WHAT IS ASKED ▸ Quote the whole listing exactly. Leave the pictures out of your copy.

SOURCE MATERIAL ▸
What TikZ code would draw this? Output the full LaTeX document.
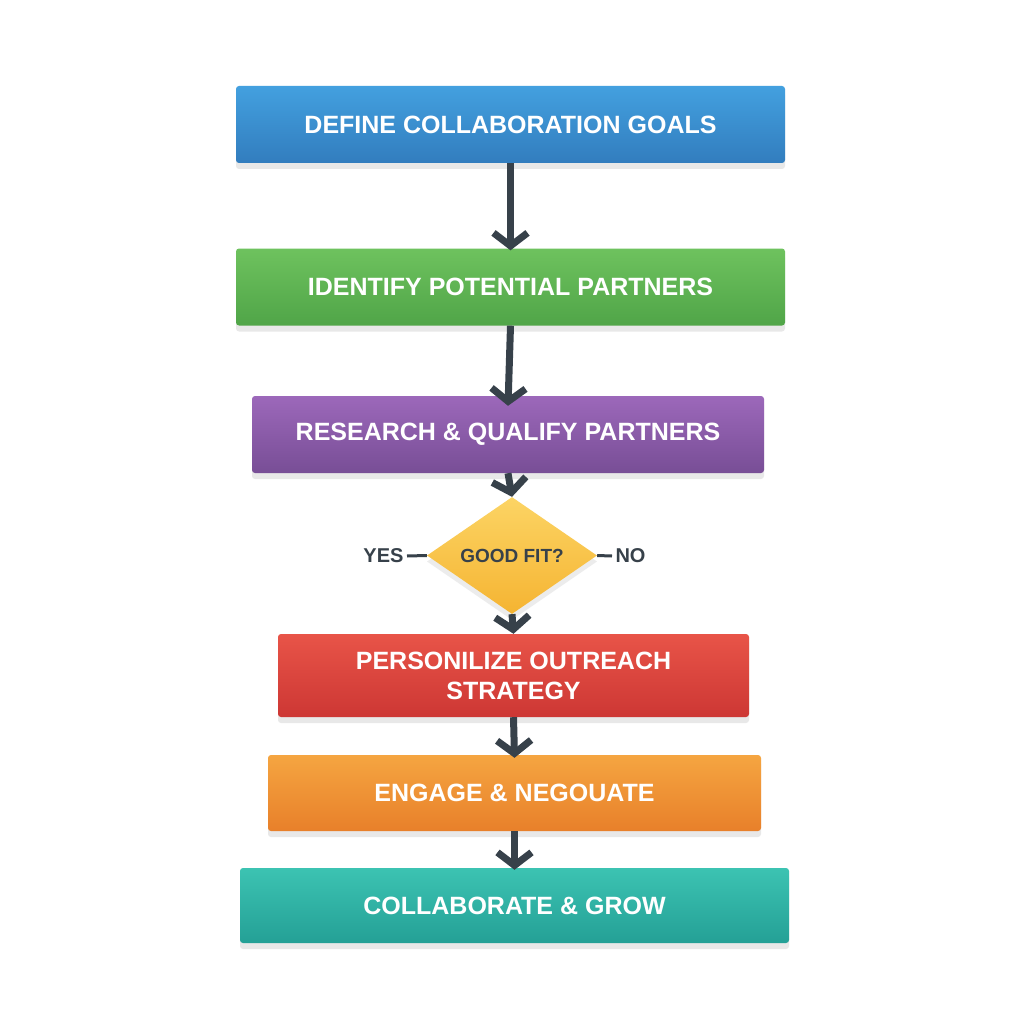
\documentclass[tikz,border=0pt]{standalone}
\usepackage{fontspec}
\setmainfont{Liberation Sans}
\usetikzlibrary{arrows.meta,shapes.geometric,shadows}
\definecolor{ink}{HTML}{37414A}
\begin{document}
\begin{tikzpicture}[x=1pt,y=-1pt,
  stepbox/.style={rounded corners=3pt,minimum height=77pt,text=white,font=\bfseries\fontsize{25}{30}\selectfont,align=center,
    drop shadow={opacity=0.18,shadow xshift=0pt,shadow yshift=-6pt}},
  conn/.style={draw=ink,line width=7pt,-{Straight Barb[length=13pt,width=34pt,line width=7pt]}},
  lab/.style={text=ink,font=\bfseries\fontsize{20}{24}\selectfont}]
\useasboundingbox[fill=white] (0,0) rectangle (1024,1024);
\node[stepbox,minimum width=549pt,top color=blue!10!cyan!55!blue!70!white!80!black,bottom color=blue!60!cyan!50!black!70!white,top color={rgb,255:red,67;green,160;blue,223},bottom color={rgb,255:red,50;green,125;blue,190}] (a) at (510.5,124.5) {DEFINE COLLABORATION GOALS};
\node[stepbox,minimum width=549pt,top color={rgb,255:red,110;green,194;blue,94},bottom color={rgb,255:red,80;green,165;blue,72}] (b) at (510.5,287) {IDENTIFY POTENTIAL PARTNERS};
\node[stepbox,minimum width=512pt,top color={rgb,255:red,156;green,104;blue,186},bottom color={rgb,255:red,120;green,78;blue,150}] (c) at (508,434.5) {RESEARCH \& QUALIFY PARTNERS};
\node[diamond,minimum width=170pt,minimum height=97pt,inner sep=0pt,top color={rgb,255:red,252;green,212;blue,100},bottom color={rgb,255:red,245;green,180;blue,50},text=ink,font=\bfseries\fontsize{19}{23}\selectfont,drop shadow={opacity=0.15,shadow xshift=0pt,shadow yshift=-6pt}] (d) at (512,555.5) {GOOD FIT?};
\node[stepbox,minimum width=471pt,minimum height=83pt,top color={rgb,255:red,232;green,84;blue,72},bottom color={rgb,255:red,205;green,55;blue,52}] (e) at (513.5,675.5) {PERSONILIZE OUTREACH\\STRATEGY};
\node[stepbox,minimum width=493pt,minimum height=76pt,top color={rgb,255:red,245;green,165;blue,65},bottom color={rgb,255:red,232;green,128;blue,42}] (f) at (514.5,793) {ENGAGE \& NEGOUATE};
\node[stepbox,minimum width=549pt,minimum height=75pt,top color={rgb,255:red,60;green,195;blue,178},bottom color={rgb,255:red,36;green,160;blue,150}] (g) at (514.5,905.5) {COLLABORATE \& GROW};
\draw[conn] (a.south) -- ([yshift=-2pt]b.north);
\draw[conn] (b.south) -- ([yshift=-10pt]c.north);
\draw[conn] (c.south) -- (d.north);
\draw[conn] (d.south) -- (e.north);
\draw[conn] (e.south) -- ([yshift=-3pt]f.north);
\draw[conn] (f.south) -- ([yshift=-2pt]g.north);
\node[lab,anchor=east] (yes) at (407,556) {YES};
\node[lab,anchor=west] (no) at (612,556) {NO};
\draw[ink,line width=3pt] (yes.east) -- (d.west);
\draw[ink,line width=3pt] (d.east) -- (no.west);
\end{tikzpicture}
\end{document}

SOLUTION TO THE EXERCISE ▸
What TikZ code would draw this? Output the full LaTeX document.
\documentclass[tikz,border=0pt]{standalone}
\usepackage{fontspec}
\setmainfont{Liberation Sans}
\usetikzlibrary{arrows.meta,shapes.geometric,shadows}
\definecolor{ink}{HTML}{37414A}
\begin{document}
\begin{tikzpicture}[x=1pt,y=-1pt,
  stepbox/.style={rounded corners=3pt,minimum height=77pt,text=white,font=\bfseries\fontsize{25}{30}\selectfont,align=center,
    drop shadow={opacity=0.18,shadow xshift=0pt,shadow yshift=-6pt}},
  conn/.style={draw=ink,line width=7pt,-{Straight Barb[length=13pt,width=34pt,line width=7pt]}},
  lab/.style={text=ink,font=\bfseries\fontsize{20}{24}\selectfont}]
\useasboundingbox[fill=white] (0,0) rectangle (1024,1024);
\node[stepbox,minimum width=549pt,top color=blue!10!cyan!55!blue!70!white!80!black,bottom color=blue!60!cyan!50!black!70!white,top color={rgb,255:red,67;green,160;blue,223},bottom color={rgb,255:red,50;green,125;blue,190}] (a) at (510.5,124.5) {DEFINE COLLABORATION GOALS};
\node[stepbox,minimum width=549pt,top color={rgb,255:red,110;green,194;blue,94},bottom color={rgb,255:red,80;green,165;blue,72}] (b) at (510.5,287) {IDENTIFY POTENTIAL PARTNERS};
\node[stepbox,minimum width=512pt,top color={rgb,255:red,156;green,104;blue,186},bottom color={rgb,255:red,120;green,78;blue,150}] (c) at (508,434.5) {RESEARCH \& QUALIFY PARTNERS};
\node[diamond,minimum width=170pt,minimum height=97pt,inner sep=0pt,top color={rgb,255:red,252;green,212;blue,100},bottom color={rgb,255:red,245;green,180;blue,50},text=ink,font=\bfseries\fontsize{19}{23}\selectfont,drop shadow={opacity=0.15,shadow xshift=0pt,shadow yshift=-6pt}] (d) at (512,555.5) {GOOD FIT?};
\node[stepbox,minimum width=471pt,minimum height=83pt,top color={rgb,255:red,232;green,84;blue,72},bottom color={rgb,255:red,205;green,55;blue,52}] (e) at (513.5,675.5) {PERSONILIZE OUTREACH\\STRATEGY};
\node[stepbox,minimum width=493pt,minimum height=76pt,top color={rgb,255:red,245;green,165;blue,65},bottom color={rgb,255:red,232;green,128;blue,42}] (f) at (514.5,793) {ENGAGE \& NEGOUATE};
\node[stepbox,minimum width=549pt,minimum height=75pt,top color={rgb,255:red,60;green,195;blue,178},bottom color={rgb,255:red,36;green,160;blue,150}] (g) at (514.5,905.5) {COLLABORATE \& GROW};
\draw[conn] (a.south) -- ([yshift=-2pt]b.north);
\draw[conn] (b.south) -- ([yshift=-10pt]c.north);
\draw[conn] (c.south) -- (d.north);
\draw[conn] (d.south) -- (e.north);
\draw[conn] (e.south) -- ([yshift=-3pt]f.north);
\draw[conn] (f.south) -- ([yshift=-2pt]g.north);
\node[lab,anchor=east] (yes) at (407,556) {YES};
\node[lab,anchor=west] (no) at (612,556) {NO};
\draw[ink,line width=3pt] (yes.east) -- (d.west);
\draw[ink,line width=3pt] (d.east) -- (no.west);
\end{tikzpicture}
\end{document}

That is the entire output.